Now flip the scenario.
| Parameter | Standard Sweep | Gold Sweep |
|---|---|---|
| Headline APY (variable, illustrative) | ~3.5% | ~5.0% |
| Cash balance (example) | $5,000 | $5,000 |
| Annual interest | $175 | $250 |
| Annual Gold subscription cost | $0 | $60 |
| Net interest earned | $175 | $190 |
On a $5,000 balance, the upgrade nets you $15 per year — well below the $60 subscription fee. You'd be paying $45 to earn $15. Don't subscribe to Gold just to chase an extra 1.5% on a few thousand in cash.

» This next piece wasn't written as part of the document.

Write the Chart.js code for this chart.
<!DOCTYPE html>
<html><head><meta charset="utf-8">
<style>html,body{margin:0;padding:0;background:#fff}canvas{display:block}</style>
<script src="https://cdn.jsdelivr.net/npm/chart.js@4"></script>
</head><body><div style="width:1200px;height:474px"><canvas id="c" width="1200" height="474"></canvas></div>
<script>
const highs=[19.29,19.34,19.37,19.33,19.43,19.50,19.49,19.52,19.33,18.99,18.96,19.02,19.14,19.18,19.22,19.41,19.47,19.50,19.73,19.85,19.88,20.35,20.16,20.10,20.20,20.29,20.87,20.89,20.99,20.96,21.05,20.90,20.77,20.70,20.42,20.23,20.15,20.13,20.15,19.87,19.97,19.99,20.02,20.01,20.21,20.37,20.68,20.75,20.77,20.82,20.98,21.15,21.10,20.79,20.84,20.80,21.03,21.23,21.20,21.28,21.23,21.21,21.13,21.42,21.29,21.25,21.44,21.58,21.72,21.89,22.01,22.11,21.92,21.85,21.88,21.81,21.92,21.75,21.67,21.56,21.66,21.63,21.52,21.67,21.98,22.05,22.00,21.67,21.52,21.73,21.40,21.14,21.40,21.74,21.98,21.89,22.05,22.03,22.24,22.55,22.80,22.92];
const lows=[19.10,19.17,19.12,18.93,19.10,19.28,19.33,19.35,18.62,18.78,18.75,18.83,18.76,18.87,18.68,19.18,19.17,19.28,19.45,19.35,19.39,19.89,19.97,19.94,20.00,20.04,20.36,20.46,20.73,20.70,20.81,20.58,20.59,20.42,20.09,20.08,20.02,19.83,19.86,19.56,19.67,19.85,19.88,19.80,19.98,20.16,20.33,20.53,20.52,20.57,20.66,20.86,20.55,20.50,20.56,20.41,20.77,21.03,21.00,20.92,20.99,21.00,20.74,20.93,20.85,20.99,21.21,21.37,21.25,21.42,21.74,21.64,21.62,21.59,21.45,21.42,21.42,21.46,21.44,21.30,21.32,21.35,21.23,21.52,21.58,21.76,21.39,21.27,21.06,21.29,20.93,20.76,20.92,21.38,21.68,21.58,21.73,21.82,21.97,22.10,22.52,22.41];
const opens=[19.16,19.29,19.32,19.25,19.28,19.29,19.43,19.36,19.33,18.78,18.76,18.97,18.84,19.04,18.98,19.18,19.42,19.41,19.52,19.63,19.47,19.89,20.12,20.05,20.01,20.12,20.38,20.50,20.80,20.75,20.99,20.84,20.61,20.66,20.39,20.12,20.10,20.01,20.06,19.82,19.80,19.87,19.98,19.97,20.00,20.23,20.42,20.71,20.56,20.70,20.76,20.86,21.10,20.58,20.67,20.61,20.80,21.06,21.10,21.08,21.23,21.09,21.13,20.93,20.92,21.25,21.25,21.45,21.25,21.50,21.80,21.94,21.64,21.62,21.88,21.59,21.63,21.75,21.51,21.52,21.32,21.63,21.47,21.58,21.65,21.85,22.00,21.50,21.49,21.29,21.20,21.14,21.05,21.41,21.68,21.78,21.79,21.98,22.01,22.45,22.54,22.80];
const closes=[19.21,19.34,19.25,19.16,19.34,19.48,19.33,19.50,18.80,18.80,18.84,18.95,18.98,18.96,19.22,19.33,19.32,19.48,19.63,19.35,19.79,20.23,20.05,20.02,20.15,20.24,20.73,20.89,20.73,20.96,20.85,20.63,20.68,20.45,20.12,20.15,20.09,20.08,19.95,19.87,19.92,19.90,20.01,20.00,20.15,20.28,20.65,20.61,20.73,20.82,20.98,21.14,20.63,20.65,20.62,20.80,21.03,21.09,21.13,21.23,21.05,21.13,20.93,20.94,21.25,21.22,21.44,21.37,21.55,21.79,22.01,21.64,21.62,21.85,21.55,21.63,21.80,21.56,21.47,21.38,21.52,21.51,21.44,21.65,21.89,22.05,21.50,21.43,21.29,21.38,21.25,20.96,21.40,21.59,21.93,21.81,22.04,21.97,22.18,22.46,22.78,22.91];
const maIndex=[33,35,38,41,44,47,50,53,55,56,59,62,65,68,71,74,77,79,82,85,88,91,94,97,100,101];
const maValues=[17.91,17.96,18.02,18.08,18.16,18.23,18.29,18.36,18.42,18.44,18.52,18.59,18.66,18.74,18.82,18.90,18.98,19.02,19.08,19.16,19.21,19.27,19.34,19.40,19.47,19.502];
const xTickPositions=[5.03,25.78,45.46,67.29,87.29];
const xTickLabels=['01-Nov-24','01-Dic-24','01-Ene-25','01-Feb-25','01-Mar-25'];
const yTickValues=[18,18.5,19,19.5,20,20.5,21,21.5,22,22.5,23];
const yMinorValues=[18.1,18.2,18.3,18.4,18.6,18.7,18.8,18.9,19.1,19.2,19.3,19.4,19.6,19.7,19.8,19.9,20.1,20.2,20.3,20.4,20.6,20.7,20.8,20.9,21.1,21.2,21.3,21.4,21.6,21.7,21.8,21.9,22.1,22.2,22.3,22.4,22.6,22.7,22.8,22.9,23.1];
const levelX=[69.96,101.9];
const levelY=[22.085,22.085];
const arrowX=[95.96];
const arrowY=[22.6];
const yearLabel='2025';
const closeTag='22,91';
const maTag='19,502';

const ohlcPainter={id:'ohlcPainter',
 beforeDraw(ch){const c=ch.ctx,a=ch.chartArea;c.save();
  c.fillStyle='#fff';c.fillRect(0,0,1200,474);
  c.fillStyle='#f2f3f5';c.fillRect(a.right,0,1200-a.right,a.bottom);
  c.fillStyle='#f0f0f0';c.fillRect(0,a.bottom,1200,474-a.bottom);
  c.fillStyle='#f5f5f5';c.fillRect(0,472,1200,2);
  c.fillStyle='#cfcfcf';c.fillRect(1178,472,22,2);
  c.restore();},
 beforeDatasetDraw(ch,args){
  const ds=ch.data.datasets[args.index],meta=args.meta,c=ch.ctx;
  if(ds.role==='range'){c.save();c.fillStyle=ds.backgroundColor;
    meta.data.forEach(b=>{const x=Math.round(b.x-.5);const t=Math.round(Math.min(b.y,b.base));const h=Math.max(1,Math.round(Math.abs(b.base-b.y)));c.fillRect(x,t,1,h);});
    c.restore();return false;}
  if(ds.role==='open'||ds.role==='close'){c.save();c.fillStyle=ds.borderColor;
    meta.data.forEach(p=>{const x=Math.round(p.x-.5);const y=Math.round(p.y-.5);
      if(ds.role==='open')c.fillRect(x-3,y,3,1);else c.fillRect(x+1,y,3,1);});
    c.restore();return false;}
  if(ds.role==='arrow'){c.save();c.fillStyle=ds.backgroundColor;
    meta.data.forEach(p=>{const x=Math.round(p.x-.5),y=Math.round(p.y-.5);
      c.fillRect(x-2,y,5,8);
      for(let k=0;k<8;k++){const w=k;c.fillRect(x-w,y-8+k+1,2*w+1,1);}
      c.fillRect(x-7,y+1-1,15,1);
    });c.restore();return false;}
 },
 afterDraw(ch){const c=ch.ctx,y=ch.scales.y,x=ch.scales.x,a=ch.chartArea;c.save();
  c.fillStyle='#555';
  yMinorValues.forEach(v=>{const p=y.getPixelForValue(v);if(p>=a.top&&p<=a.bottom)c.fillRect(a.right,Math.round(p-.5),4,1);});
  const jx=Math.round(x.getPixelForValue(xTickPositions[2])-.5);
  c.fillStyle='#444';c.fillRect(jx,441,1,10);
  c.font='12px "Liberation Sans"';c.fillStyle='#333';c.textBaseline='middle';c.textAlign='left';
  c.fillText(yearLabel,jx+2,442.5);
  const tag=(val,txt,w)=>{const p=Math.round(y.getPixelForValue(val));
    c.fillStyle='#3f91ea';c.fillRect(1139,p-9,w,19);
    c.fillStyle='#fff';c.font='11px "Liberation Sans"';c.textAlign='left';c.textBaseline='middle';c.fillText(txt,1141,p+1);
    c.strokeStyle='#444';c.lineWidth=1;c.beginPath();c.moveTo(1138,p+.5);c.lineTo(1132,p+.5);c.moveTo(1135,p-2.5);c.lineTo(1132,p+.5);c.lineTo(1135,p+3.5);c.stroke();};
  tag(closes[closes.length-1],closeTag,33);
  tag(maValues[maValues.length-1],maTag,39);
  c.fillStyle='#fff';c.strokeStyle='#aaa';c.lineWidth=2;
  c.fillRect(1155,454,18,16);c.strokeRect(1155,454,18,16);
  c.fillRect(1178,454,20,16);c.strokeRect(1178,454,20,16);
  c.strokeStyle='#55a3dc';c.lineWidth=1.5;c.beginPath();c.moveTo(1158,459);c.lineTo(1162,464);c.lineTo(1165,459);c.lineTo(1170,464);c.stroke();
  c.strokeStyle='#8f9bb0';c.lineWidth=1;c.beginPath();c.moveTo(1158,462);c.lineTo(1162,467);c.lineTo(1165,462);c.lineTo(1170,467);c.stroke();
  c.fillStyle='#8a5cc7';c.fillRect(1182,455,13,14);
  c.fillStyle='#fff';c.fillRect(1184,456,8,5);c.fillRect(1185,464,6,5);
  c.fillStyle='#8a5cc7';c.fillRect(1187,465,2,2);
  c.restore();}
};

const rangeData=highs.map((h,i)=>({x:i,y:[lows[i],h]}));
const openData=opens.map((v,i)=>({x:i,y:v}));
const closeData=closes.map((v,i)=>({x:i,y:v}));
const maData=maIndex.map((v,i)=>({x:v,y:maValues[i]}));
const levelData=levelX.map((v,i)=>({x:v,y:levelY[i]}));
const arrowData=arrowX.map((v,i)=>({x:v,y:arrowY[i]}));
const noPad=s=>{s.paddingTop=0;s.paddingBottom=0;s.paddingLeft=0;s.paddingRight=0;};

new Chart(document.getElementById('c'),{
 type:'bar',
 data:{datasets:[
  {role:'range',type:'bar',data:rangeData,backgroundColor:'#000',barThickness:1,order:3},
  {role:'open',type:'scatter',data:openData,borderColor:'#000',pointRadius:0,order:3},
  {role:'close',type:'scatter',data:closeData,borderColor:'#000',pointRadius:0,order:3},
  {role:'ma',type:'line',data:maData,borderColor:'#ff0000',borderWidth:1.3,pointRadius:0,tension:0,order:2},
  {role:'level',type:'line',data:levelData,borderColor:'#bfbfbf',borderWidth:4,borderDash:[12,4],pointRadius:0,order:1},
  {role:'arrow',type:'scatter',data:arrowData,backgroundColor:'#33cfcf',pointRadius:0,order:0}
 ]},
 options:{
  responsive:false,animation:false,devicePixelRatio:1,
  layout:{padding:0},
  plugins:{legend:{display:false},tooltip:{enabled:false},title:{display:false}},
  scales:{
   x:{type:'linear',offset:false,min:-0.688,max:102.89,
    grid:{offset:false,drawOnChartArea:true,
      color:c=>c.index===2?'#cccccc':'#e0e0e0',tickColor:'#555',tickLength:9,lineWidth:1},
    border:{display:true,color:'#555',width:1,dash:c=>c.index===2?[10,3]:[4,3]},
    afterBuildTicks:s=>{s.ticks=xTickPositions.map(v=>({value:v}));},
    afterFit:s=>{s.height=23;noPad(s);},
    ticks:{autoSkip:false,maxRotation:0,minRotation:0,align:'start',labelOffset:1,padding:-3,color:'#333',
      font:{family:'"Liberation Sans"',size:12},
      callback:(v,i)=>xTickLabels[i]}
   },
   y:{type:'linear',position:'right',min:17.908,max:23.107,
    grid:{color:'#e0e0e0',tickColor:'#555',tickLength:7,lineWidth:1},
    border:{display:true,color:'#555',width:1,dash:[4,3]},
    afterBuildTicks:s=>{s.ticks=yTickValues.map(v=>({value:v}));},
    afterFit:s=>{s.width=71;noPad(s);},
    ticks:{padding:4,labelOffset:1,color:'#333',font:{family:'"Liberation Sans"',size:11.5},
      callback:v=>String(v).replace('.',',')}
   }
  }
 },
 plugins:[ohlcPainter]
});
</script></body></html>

The break-even calculation is straightforward. Subtract the standard APY from the Gold APY, multiply by your average uninvested cash balance, and compare to $60. If (spread × balance) is less than $60, Gold loses money for you on this dimension. We don't recommend buying Gold for the cash sweep alone. If you hold Gold for the margin interest rate reduction or other features, the cash sweep is a useful side benefit. If you're holding it purely for cash yield on a modest balance, you're subsidizing the broker.
FDIC Coverage: Reading the $2 Million Ceiling Correctly
This is the section most readers skip and shouldn't. Cash sweep deposits don't sit at Robinhood. They sit at a network of program banks. FDIC insurance applies per program bank, per depositor, per ownership category. The standard cap is $250,000 per bank.

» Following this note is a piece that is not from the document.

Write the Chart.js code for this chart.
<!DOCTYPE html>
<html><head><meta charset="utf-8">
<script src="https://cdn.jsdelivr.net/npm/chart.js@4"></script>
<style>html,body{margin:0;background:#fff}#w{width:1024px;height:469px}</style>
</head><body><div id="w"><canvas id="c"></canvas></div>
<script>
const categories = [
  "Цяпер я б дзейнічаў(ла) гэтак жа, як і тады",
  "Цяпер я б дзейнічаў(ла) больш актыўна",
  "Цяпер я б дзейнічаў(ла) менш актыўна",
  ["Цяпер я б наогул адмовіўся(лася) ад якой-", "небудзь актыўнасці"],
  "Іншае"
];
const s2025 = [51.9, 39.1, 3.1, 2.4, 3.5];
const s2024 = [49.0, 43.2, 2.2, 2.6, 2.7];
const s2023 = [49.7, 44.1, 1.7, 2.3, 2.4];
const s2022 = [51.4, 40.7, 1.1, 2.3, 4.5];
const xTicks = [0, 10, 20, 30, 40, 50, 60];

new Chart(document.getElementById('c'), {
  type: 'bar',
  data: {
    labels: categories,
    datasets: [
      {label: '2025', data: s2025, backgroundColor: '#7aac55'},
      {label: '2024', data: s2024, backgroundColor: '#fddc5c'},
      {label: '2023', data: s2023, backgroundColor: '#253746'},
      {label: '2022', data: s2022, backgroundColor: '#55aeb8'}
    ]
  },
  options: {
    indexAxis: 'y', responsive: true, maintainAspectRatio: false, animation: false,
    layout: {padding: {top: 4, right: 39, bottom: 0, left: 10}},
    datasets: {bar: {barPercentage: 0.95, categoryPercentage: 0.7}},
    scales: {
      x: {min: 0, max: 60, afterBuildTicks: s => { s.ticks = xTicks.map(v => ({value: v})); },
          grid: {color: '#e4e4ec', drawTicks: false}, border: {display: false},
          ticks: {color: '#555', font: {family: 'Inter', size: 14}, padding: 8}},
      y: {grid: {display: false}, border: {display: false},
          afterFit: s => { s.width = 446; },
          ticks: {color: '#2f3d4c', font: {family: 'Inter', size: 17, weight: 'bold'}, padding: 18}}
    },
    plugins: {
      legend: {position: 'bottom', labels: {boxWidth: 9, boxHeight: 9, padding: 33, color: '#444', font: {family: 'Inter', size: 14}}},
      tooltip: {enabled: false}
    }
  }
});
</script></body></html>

Robinhood's cash sweep program uses multiple program banks and total coverage scales accordingly. The structure publicly documented: a network offering up to $2 million in aggregate FDIC coverage for qualifying deposits, achieved by distributing cash across multiple banks — each within the $250,000 limit.
What this means in practice:
- A $250,000 cash balance: fully insured at a single program bank.
- A $1 million cash balance: spread across enough banks to remain within per-bank limits.
- A $2 million cash balance: at the upper boundary of the program's stated coverage.
- Anything above $2 million in uninvested cash: the excess is uninsured at the deposit layer.
Important distinction: this is not SIPC. SIPC covers securities in a brokerage bankruptcy up to $500,000 (with a $250,000 cash sub-limit) per client. The cash sweep program extends FDIC insurance for deposit balances at program banks. Different regime. Different protection. Different risk profile.
If you operate with a six-figure cash balance, monitor which program banks are receiving your deposits and confirm your allocation stays inside insurance limits. Robinhood handles the distribution algorithmically; you don't pick the banks. But you should know the outcome, because the outcome determines whether your idle cash is fully protected or sitting at the edge of an uninsured cliff.
Why the Rate You See Today Won't Be the Rate You See Tomorrow
The Robinhood Gold cash sweep APY is variable. It moves with the federal funds rate, with the broker's negotiated arrangements with the program banks, and with the broker's pricing decisions. The Help Center documentation confirms rates are subject to change. Robinhood doesn't publish future rate commitments because it doesn't make them.
Practical implications:
- A 25 basis point Fed cut flows into a lower sweep rate within weeks, not months.
- A 50 basis point cut can shave 50 basis points off the displayed APY.
- Robinhood retains discretion over the spread it keeps versus the spread it passes through to you.
Don't architect your cash strategy around a specific APY number. Treat it as a moving target. If you're relying on 5% to fund short-term obligations, model at 3%. The difference between a hypothetical 5% and a realized 3% on $100,000 is $2,000 per year. That delta can flip whether Gold is worth the subscription fee.
Check your rate monthly. Re-run the break-even calculation quarterly. If the spread compresses materially, downgrade. The subscription is reversible; the math isn't. When platforms quietly update the terms of service users rely on — yield rates, fee schedules, payout rules — the same disclosure-first verification logic applies across consumer-facing products, and this guide on auditing platform terms walks through a broader framework for catching changes in the fine print before they cost you.
The Verdict
The cash sweep APY at Robinhood Gold is real, but it's not a contract. It's a snapshot of Federal Reserve policy, program bank agreements, and the broker's pricing decisions. Here's how to use it:
1. Verify the rate inside the app, not on the marketing page. Account → Investing → Cash Sweep. Three taps, then read the disclosure.
2. Run the break-even math. Spread × cash balance must exceed $60/year for Gold to pay for itself on this dimension alone.
3. Mind the FDIC cap. Up to $2 million across the program bank network. Above that, the excess is uninsured at the deposit layer.
4. Re-check quarterly. Federal funds rate moves flow into sweep rates within weeks.
5. Don't subscribe for yield alone. Gold has other features; if they don't carry value, the cash sweep premium won't redeem the subscription.
Uninvested cash is working capital. It should be working. But it shouldn't be working for the broker more than it works for you. Pull up your account, find that rate, and run the math this week. If the numbers don't justify the $5/month, downgrade and reallocate to a high-yield savings account or Treasury bills where the terms are clearer, the rate is yours to lock, and the broker doesn't sit in the middle.